Parmi les 525 nouveaux romans attendus pour cet hiver,
combien de chefs-d’œuvre ? Un ? Deux ? Aucun ? Le nouveau
Marie NDiaye, Michèle Lesbre, François Bégaudeau, Daniel Arsand, Joan
Didion (quelques noms qui donnent envie de se précipiter sur leurs
nouveaux livres) ? Et même après lecture d’un roman qui nous aura
enthousiasmé, enflammé, transporté de bonheur, comment savoir s’il passera à la
postérité, s’il deviendra l’un de ces « classiques » qui fascinent
autant qu’ils impressionnent ?
Charles Dantzig s’est donné pour mission de nous aider à
repérer, aimer, transmettre ces livres qui, parfois, sont tellement mis sur un
piédestal qu’ils nous paraissent avoir écrits pour d’autres, plus érudits, plus
savants que nous. Mais non ! Un chef-d’œuvre est quelque chose de l’ordre
du miracle, « un anarchiste qui pose une bombe dans les paresses ».
Quelque chose d’imprévu, d’inutile, « un chef-d’œuvre est ce qui s’oppose
à la mentalité comptable du monde ». Il faut donc oser le lire !
Alors, à quoi reconnaît-on un chef-d’œuvre ? C’est
d’abord un livre qui ne ressemble à rien de connu, une rupture, « un
fracas » comme le souligne Charles Dantzig, qui précise : « le
fracas d’une fleur. » C’est surtout un travail absolument sincère
(« la sincérité est un abandon, par l’abandon on attrape des choses, ces
choses sont gracieuses et inattendues, comme la trapéziste qui, semblant lâchée
par son partenaire, saisit un foulard au passage »). Et puis, évidemment,
l’argument imparable : « un chef-d’œuvre fait mieux que rajeunir qui
le lit, il lui donne, un instant, l’immortalité. Le chef-d’œuvre triomphe du
temps. »
Charles Dantzig |
Par conséquent, on est en droit d’attendre de l’auteur qu’il
nous guide, qu’il se jette à l’eau en nous donnant sa liste de chefs-d’œuvre.
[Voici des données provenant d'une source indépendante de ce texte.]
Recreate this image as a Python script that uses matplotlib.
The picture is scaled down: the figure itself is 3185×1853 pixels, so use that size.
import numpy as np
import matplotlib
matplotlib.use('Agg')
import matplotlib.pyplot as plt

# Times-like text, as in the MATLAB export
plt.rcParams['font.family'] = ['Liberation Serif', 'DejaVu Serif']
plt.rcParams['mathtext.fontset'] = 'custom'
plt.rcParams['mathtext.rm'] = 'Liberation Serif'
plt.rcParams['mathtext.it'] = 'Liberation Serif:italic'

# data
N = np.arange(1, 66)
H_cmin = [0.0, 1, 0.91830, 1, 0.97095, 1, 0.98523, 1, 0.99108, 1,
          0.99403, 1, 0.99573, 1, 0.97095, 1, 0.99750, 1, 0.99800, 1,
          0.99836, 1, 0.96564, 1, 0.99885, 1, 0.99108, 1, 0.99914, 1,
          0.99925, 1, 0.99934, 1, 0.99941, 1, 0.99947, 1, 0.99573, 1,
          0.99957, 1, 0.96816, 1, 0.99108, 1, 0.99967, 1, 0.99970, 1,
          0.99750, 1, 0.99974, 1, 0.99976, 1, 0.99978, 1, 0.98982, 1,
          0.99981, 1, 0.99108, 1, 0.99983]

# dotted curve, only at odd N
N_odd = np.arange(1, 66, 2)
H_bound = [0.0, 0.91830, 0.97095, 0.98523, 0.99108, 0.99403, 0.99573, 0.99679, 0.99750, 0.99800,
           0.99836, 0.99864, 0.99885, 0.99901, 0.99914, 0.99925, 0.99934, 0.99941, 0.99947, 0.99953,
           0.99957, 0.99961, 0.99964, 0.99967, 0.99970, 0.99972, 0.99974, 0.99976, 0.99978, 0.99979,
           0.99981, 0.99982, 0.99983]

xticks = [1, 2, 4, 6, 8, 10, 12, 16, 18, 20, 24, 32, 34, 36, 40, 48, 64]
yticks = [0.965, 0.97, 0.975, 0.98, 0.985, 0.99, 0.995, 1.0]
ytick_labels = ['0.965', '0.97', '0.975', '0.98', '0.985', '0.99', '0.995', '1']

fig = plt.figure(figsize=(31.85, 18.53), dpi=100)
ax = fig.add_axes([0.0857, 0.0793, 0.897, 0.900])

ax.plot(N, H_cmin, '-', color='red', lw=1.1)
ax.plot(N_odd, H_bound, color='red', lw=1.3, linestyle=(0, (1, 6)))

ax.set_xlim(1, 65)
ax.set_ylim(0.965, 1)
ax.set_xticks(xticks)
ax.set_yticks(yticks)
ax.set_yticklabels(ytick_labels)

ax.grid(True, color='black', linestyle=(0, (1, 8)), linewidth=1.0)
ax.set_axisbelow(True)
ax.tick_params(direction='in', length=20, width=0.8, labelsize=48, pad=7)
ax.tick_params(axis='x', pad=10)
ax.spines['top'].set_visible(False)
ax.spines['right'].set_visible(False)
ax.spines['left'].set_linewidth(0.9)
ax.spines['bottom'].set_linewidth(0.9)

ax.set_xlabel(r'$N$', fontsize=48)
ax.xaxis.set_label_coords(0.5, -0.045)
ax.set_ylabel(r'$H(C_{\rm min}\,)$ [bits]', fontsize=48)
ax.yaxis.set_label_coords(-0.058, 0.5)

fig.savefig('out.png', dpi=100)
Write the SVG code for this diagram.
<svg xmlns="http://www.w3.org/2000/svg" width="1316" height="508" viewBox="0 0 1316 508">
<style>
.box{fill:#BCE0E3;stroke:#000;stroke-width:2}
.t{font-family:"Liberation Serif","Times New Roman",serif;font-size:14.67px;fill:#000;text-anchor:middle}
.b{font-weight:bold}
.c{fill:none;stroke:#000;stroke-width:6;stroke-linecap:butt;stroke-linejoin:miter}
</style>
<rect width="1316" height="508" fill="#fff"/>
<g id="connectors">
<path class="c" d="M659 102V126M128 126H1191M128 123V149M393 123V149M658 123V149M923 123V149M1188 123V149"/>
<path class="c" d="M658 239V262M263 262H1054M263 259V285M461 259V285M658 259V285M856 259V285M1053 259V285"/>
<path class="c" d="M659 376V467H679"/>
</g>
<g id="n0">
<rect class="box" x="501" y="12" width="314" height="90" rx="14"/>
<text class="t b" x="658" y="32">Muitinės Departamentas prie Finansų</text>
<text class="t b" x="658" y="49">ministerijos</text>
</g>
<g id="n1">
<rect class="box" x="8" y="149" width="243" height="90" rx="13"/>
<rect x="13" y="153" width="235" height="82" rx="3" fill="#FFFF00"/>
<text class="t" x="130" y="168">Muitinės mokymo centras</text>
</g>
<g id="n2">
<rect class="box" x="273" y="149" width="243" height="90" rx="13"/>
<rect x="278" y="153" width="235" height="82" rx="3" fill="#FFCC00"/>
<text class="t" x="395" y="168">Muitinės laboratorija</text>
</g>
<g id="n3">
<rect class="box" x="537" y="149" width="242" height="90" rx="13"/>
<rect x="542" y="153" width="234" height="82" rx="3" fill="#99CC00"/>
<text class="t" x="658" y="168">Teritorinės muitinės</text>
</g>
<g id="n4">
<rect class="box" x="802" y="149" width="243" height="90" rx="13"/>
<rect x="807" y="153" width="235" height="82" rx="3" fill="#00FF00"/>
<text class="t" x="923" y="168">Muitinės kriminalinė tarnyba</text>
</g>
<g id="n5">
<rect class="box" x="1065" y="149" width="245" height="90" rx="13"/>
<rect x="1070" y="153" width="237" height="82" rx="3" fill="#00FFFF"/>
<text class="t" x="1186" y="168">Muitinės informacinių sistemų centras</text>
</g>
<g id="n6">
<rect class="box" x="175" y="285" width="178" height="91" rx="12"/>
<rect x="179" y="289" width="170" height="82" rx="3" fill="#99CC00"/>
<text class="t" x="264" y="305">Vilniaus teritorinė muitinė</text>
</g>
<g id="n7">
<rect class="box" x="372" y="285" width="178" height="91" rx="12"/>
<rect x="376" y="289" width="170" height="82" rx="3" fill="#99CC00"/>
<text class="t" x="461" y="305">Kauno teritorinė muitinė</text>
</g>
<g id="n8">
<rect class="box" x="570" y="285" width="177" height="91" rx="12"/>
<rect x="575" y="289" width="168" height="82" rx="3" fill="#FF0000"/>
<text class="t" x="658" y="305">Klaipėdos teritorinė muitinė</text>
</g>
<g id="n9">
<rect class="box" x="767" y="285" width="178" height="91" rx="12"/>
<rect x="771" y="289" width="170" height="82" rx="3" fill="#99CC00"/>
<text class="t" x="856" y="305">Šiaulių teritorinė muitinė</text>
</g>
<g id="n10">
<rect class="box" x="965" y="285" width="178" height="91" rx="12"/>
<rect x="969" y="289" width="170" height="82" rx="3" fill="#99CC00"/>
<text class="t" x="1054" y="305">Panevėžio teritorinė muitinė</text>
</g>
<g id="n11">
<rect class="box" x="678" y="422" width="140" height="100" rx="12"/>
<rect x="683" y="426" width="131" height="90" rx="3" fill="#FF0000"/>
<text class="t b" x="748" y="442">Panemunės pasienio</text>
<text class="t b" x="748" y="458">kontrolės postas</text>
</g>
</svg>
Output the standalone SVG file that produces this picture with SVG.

Il ne se défile pas. Au-delà des incontournables (Shakespeare, Voltaire,
Chateaubriand, Balzac, Proust, etc.), il surprend avec « Les Enfants
terribles » de Jean Cocteau ou « Théorème » de Pasolini. Son
panthéon personnel fait saliver : « Horn » de Pierre Lerne (1996),
les « Souvenirs imaginaires » de Pierre Herbart (1968), le
« Journal des erreurs » d’Ennio Flaiano (1977), « La Pêche à la
truite en Amérique » de Richard Brautigan (1967)… ou « Les
Aristochats » (oui, le dessin animé de Walt Disney), pour n’en citer que
quelques-uns.
Bon, en échange, il mégote sur James Joyce, fait la moue
pour Houellebecq et déteste Duras. Admettons. Mais, quand il voue Céline aux
gémonies, sa démonstration laisse pantois : après avoir affirmé que chaque
lecteur a droit à son propre choix de chefs-d’œuvre, il traite les admirateurs
de « Voyage au bout de la nuit » d’incultes ; après avoir posé
qu’un chef-d’œuvre doit se lire seul, sans références à l’auteur ou au contexte
de sa rédaction, il massacre Céline pour ce qu’il était en tant qu’homme (peu
recommandable, en effet). Va comprendre.
Broutille, au final. Car Charles Dantzig, surfant entre
lyrisme et érudition, se fait tellement le chantre de la curiosité qu’il
emporte l’adhésion. Ses formules claquent et caressent, on a envie d’en être
un, comme lui, de ces lecteurs de chefs-d’œuvre. De le mériter.
LIRE « A propos des chefs-d’œuvre »,
Charles Dantzig, éditions Grasset, 280 p., 19,80 €.